SLR: Matrix representation

Prof. Maria Tackett

Sep 05, 2024

Topics

  • Matrix representation for simple linear regression
    • Model form
    • Least square estimate
    • Predicted (fitted) values
    • Residuals
  • Matrix representation in R

Matrix representation of simple linear regression

SLR: Statistical model (population)

When we have a quantitative response, \(Y\), and a single quantitative predictor, \(X\), we can use a simple linear regression model to describe the relationship between \(Y\) and \(X\). \[\large{Y = \mathbf{\beta_0 + \beta_1 X} + \epsilon}, \hspace{8mm} \epsilon \sim N(0, \sigma_{\epsilon}^2)\]

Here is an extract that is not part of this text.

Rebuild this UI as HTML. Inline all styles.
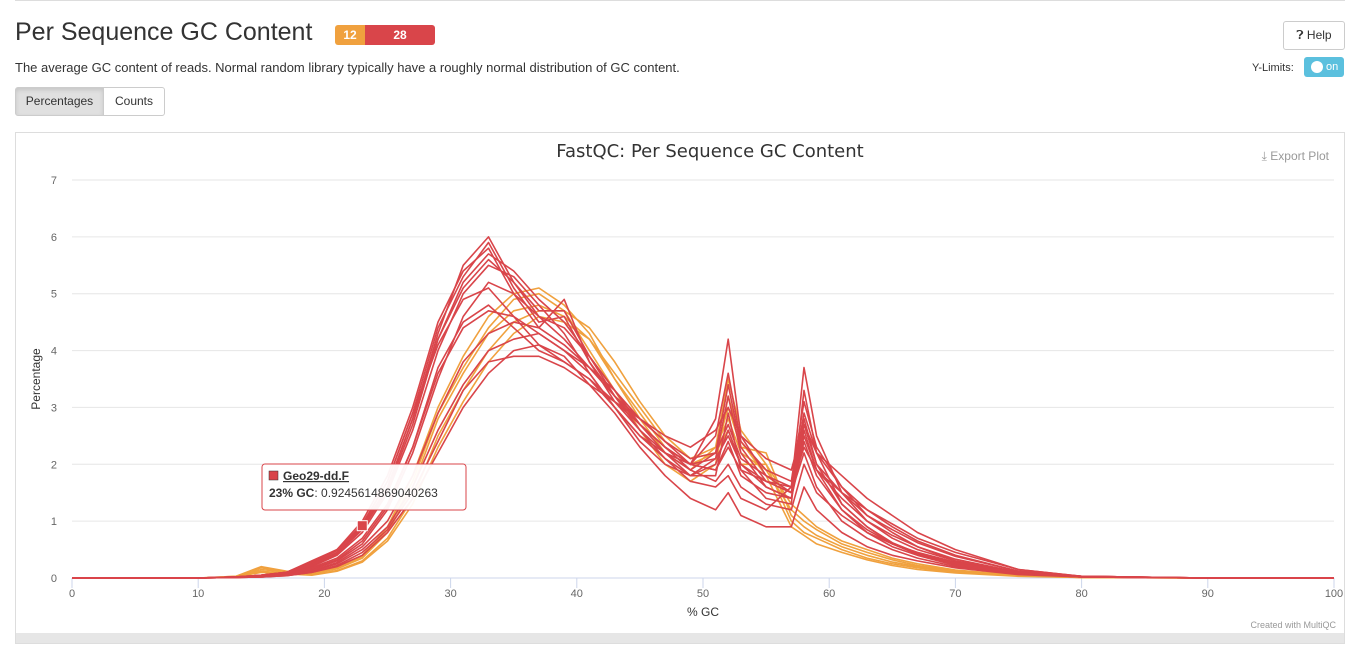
<!DOCTYPE html>
<html><head><meta charset="utf-8">
<style>
body{margin:0;width:1355px;height:657px;background:#fff;font-family:"Liberation Sans",sans-serif;color:#333;position:relative;overflow:hidden}
.abs{position:absolute}
h1{position:absolute;left:15px;top:18px;margin:0;font-size:25px;font-weight:500;color:#333}
.badge{position:absolute;top:25px;height:20px;color:#fff;font-size:12px;font-weight:bold;line-height:20px;text-align:center}
.btn{position:absolute;border:1px solid #ccc;font-size:12px;line-height:27px;text-align:center;background:#fff;color:#333}
</style></head><body>
<div class="abs" style="left:15px;top:0;width:1330px;height:1px;background:#ddd"></div>
<h1>Per Sequence GC Content</h1>
<div class="badge" style="left:335px;width:30px;background:#f0a13e;border-radius:3px 0 0 3px">12</div>
<div class="badge" style="left:365px;width:70px;background:#d9454a;border-radius:0 3px 3px 0">28</div>
<div class="abs" style="left:15px;top:60px;font-size:13px">The average GC content of reads. Normal random library typically have a roughly normal distribution of GC content.</div>
<div class="btn" style="left:15px;top:87px;width:87px;background:#e0e0e0;border-radius:3px 0 0 3px;box-shadow:inset 0 2px 4px rgba(0,0,0,.12)">Percentages</div>
<div class="btn" style="left:103px;top:87px;width:60px;border-radius:0 3px 3px 0">Counts</div>
<div class="btn" style="left:1283px;top:21px;width:60px;border-radius:3px">&#10067;&#xFE0E; Help</div>
<div class="abs" style="left:1252px;top:62px;font-size:11px">Y-Limits:</div>
<div class="abs" style="left:1304px;top:57px;width:40px;height:20px;background:#5bc0de;border-radius:3px;color:#fff;font-size:11px;line-height:20px"><span style="position:absolute;left:7px;top:4px;width:12px;height:12px;border-radius:6px;background:#fff"></span><span style="position:absolute;left:22px">on</span></div>
<div class="abs" style="left:15px;top:132px;width:1328px;height:510px;border:1px solid #ddd"></div>
<div class="abs" style="left:16px;top:633px;width:1328px;height:10px;background:#e6e6e6"></div>
<svg class="abs" style="left:0;top:0" width="1355" height="657" id="chart"></svg>
<script>
const xs=[0,10,13,15,17,19,21,23,25,27,29,31,33,35,37,39,41,43,45,47,49,51,52,53,55,57,58,59,61,63,65,67,70,75,80,90,100];
const red1=[0,0,0.02,0.05,0.1,0.25,0.45,0.9,1.6,2.8,4.3,5.5,6.0,5.2,4.6,4.2,3.7,3.2,2.8,2.4,2.0,2.8,4.2,2.5,1.8,1.5,2.2,1.6,1.0,0.7,0.5,0.35,0.2,0.08,0.02,0,0];
const red2=[0,0,0.02,0.05,0.1,0.3,0.5,1.0,1.8,3.0,4.5,5.4,5.8,5.0,4.4,4.9,3.8,3.1,2.6,2.1,1.7,1.6,1.8,1.4,1.2,1.6,3.7,2.5,1.5,1.0,0.7,0.5,0.3,0.1,0.03,0,0];
const red3=[0,0,0.02,0.04,0.08,0.2,0.4,0.8,1.5,2.6,4.0,5.0,5.5,5.3,4.8,4.3,3.6,3.0,2.4,2.0,1.8,2.1,3.2,2.2,1.6,1.4,2.6,1.9,1.2,0.8,0.55,0.4,0.22,0.08,0.02,0,0];
const red4=[0,0,0.01,0.03,0.06,0.15,0.3,0.6,1.2,2.2,3.5,4.6,5.2,5.0,4.6,4.4,3.9,3.2,2.6,2.2,1.9,1.7,2.0,1.6,1.3,1.2,2.0,1.5,1.1,0.8,0.6,0.45,0.28,0.1,0.03,0,0];
const red5=[0,0,0.01,0.02,0.05,0.12,0.25,0.5,0.9,1.6,2.6,3.4,4.0,4.2,4.3,4.0,3.7,3.3,2.8,2.4,2.1,2.2,2.7,2.1,1.8,1.6,2.9,2.2,1.6,1.2,0.9,0.65,0.4,0.12,0.03,0,0];
const red6=[0,0,0.01,0.02,0.04,0.1,0.2,0.4,0.8,1.4,2.2,3.0,3.6,4.0,4.1,3.8,3.5,3.1,2.7,2.3,2.0,1.9,2.3,1.9,1.7,1.6,2.3,1.9,1.5,1.2,0.95,0.7,0.45,0.15,0.03,0,0];
const red7=[0,0,0.02,0.05,0.1,0.28,0.5,0.92,1.7,2.9,4.1,4.9,5.1,4.6,4.1,3.9,3.4,2.9,2.3,1.8,1.4,1.2,1.5,1.1,0.9,0.9,1.6,1.2,0.8,0.55,0.4,0.3,0.18,0.06,0.02,0,0];
const red8=[0,0,0.01,0.03,0.07,0.18,0.35,0.7,1.3,2.3,3.7,4.5,4.8,4.4,4.0,3.8,3.5,3.0,2.5,2.2,2.0,2.5,3.6,2.4,1.9,1.7,3.1,2.3,1.6,1.1,0.8,0.55,0.3,0.1,0.02,0,0];
const red9=[0,0,0.01,0.02,0.04,0.1,0.22,0.45,0.85,1.5,2.4,3.3,3.8,3.9,3.9,3.7,3.4,3.1,2.8,2.5,2.3,2.6,3.0,2.5,2.1,1.9,2.7,2.2,1.8,1.4,1.1,0.8,0.5,0.15,0.03,0,0];
const red10=[0,0,0.02,0.04,0.09,0.22,0.42,0.85,1.55,2.7,4.2,5.2,5.7,5.4,4.9,4.5,3.9,3.3,2.7,2.3,2.0,1.9,2.4,1.8,1.5,1.4,2.4,1.8,1.2,0.85,0.6,0.42,0.25,0.08,0.02,0,0];
const red11=[0,0,0.02,0.05,0.1,0.27,0.48,0.95,1.7,2.9,4.4,5.3,5.9,5.1,4.5,4.6,3.8,3.2,2.7,2.3,1.9,2.2,3.4,2.3,1.7,1.5,2.8,2.0,1.3,0.9,0.6,0.42,0.24,0.08,0.02,0,0];
const red12=[0,0,0.01,0.03,0.06,0.16,0.32,0.65,1.25,2.3,3.6,4.4,4.7,4.6,4.3,4.0,3.6,3.0,2.5,2.1,1.8,2.0,2.6,2.0,1.6,1.4,2.5,1.9,1.4,1.0,0.75,0.55,0.33,0.1,0.03,0,0];
const red13=[0,0,0.01,0.02,0.05,0.13,0.27,0.55,1.0,1.8,2.9,3.8,4.3,4.5,4.4,4.1,3.7,3.2,2.7,2.3,2.0,2.1,2.5,2.0,1.7,1.5,2.7,2.0,1.5,1.1,0.85,0.62,0.38,0.12,0.03,0,0];
const red14=[0,0,0.02,0.04,0.09,0.24,0.44,0.88,1.6,2.8,4.2,5.1,5.6,5.2,4.7,4.7,3.9,3.3,2.7,2.2,1.8,1.8,2.9,1.9,1.4,1.3,3.3,2.2,1.3,0.9,0.62,0.44,0.26,0.09,0.02,0,0];
const or1=[0,0,0.03,0.2,0.12,0.1,0.2,0.4,0.9,1.8,3.0,3.9,4.6,5.0,5.1,4.8,4.3,3.5,2.8,2.2,1.9,2.3,3.5,2.6,2.0,1.0,0.8,0.7,0.5,0.35,0.25,0.18,0.1,0.04,0.01,0,0];
const or2=[0,0,0.02,0.15,0.1,0.08,0.16,0.35,0.8,1.6,2.8,3.6,4.3,4.7,4.8,4.6,4.2,3.5,2.9,2.3,2.0,2.2,3.0,2.3,2.2,1.1,0.9,0.75,0.55,0.4,0.28,0.2,0.12,0.04,0.01,0,0];
const or3=[0,0,0.02,0.12,0.08,0.06,0.13,0.3,0.7,1.4,2.5,3.3,4.0,4.5,4.7,4.7,4.4,3.8,3.1,2.5,2.1,2.3,2.8,2.2,1.9,1.2,1.0,0.85,0.6,0.45,0.32,0.22,0.13,0.05,0.01,0,0];
const or4=[0,0,0.03,0.18,0.11,0.09,0.18,0.38,0.85,1.7,2.9,3.7,4.4,4.9,5.0,4.7,4.0,3.3,2.6,2.0,1.7,2.0,3.2,2.4,1.8,0.9,0.75,0.6,0.45,0.32,0.22,0.15,0.09,0.03,0.01,0,0];
const or5=[0,0,0.02,0.1,0.07,0.05,0.12,0.28,0.65,1.3,2.3,3.1,3.8,4.3,4.6,4.5,4.2,3.6,3.0,2.4,2.1,2.2,2.6,2.0,2.0,1.3,1.1,0.9,0.65,0.5,0.35,0.25,0.14,0.05,0.01,0,0];
const redSeries=[red1,red2,red3,red4,red5,red6,red7,red8,red9,red10,red11,red12,red13,red14];
const orangeSeries=[or1,or2,or3,or4,or5];
const xTicks=[0,10,20,30,40,50,60,70,80,90,100];
const yTicks=[0,1,2,3,4,5,6,7];
const NS='http://www.w3.org/2000/svg';
const svg=document.getElementById('chart');
const X=v=>72+v*(1334-72)/100;
const Y=v=>578-v*(578-180)/7;
function el(t,a,txt){const e=document.createElementNS(NS,t);for(const k in a)e.setAttribute(k,a[k]);if(txt!=null)e.textContent=txt;svg.appendChild(e);return e;}
yTicks.forEach(t=>{
 const g=el('line',{x1:72,x2:1334,y1:Y(t),y2:Y(t),stroke:t?'#e6e6e6':'#ccd6eb','stroke-width':1});
 
 
 const l=el('text',{x:57,y:Y(t)+4,'text-anchor':'end','font-size':11,fill:'#666','font-family':'Liberation Sans'},t);
 
 
});
xTicks.forEach(t=>{
 const k=el('line',{x1:X(t),x2:X(t),y1:578,y2:588,stroke:'#ccd6eb'});
 
 
 const l=el('text',{x:X(t),y:597,'text-anchor':'middle','font-size':11,fill:'#666','font-family':'Liberation Sans'},t);
 
 
});
function draw(arr,col,name){
 const d=arr.map((v,i)=>(i?'L':'M')+X(xs[i]).toFixed(1)+','+Y(v).toFixed(1)).join('');
 const p=el('path',{d:d,fill:'none',stroke:col,'stroke-width':1.6,'stroke-linejoin':'round'});
 
 
}
orangeSeries.forEach((s,i)=>draw(s,'#f0a13e','warn-series-line'));
redSeries.forEach((s,i)=>draw(s,'#d9454a','fail-series-line'));
const tt=el('text',{x:710,y:157,'text-anchor':'middle','font-size':18,fill:'#333','font-family':'DejaVu Sans'},'FastQC: Per Sequence GC Content');


const xt=el('text',{x:703,y:616,'text-anchor':'middle','font-size':12,fill:'#333','font-family':'Liberation Sans'},'% GC');


const yt=el('text',{x:40,y:379,'text-anchor':'middle','font-size':12,fill:'#333','font-family':'Liberation Sans',transform:'rotate(-90 40 379)'},'Percentage');


const ex=el('text',{x:1329,y:160,'text-anchor':'end','font-size':12,fill:'#999','font-family':'Liberation Sans'},'⤓ Export Plot');


const cr=el('text',{x:1336,y:628,'text-anchor':'end','font-size':9,fill:'#999','font-family':'Liberation Sans'},'Created with MultiQC');


const hv=el('rect',{x:X(23)-5,y:Y(0.92)-5,width:10,height:10,fill:'#d9454a',stroke:'#fff'});


const tb=el('rect',{x:262,y:464,width:204,height:46,rx:3,fill:'rgba(255,255,255,0.95)',stroke:'#d9454a'});


const ts=el('rect',{x:269,y:471,width:9,height:9,fill:'#d9454a',stroke:'#333','stroke-width':0.5});


const t1=el('text',{x:283,y:480,'font-size':12,'font-weight':'bold',fill:'#333','font-family':'Liberation Sans','text-decoration':'underline'},'Geo29-dd.F');


const t2=el('text',{x:269,y:497,'font-size':12,fill:'#333','font-family':'Liberation Sans'});


t2.innerHTML='<tspan font-weight="bold">23% GC</tspan>: 0.9245614869040263';
</script>
</body></html>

  • \(\beta_1\): Population (true) slope of the relationship between \(X\) and \(Y\)
  • \(\beta_0\): Population (true) intercept of the relationship between \(X\) and \(Y\)
  • \(\epsilon\): Error

SLR in matrix form

Suppose we have \(n\) observations.

\[ \underbrace{ \begin{bmatrix} y_1 \\ \vdots \\ y_n \end{bmatrix} }_ {\mathbf{y}} \hspace{3mm} = \hspace{3mm} \underbrace{ \begin{bmatrix} 1 &x_1 \\ \vdots & \vdots \\ 1 & x_n \end{bmatrix} }_{\mathbf{X}} \hspace{2mm} \underbrace{ \begin{bmatrix} \beta_0 \\ \beta_1 \end{bmatrix} }_{\boldsymbol{\beta}} \hspace{3mm} + \hspace{3mm} \underbrace{ \begin{bmatrix} \epsilon_1 \\ \vdots\\ \epsilon_n \end{bmatrix} }_\boldsymbol{\epsilon} \]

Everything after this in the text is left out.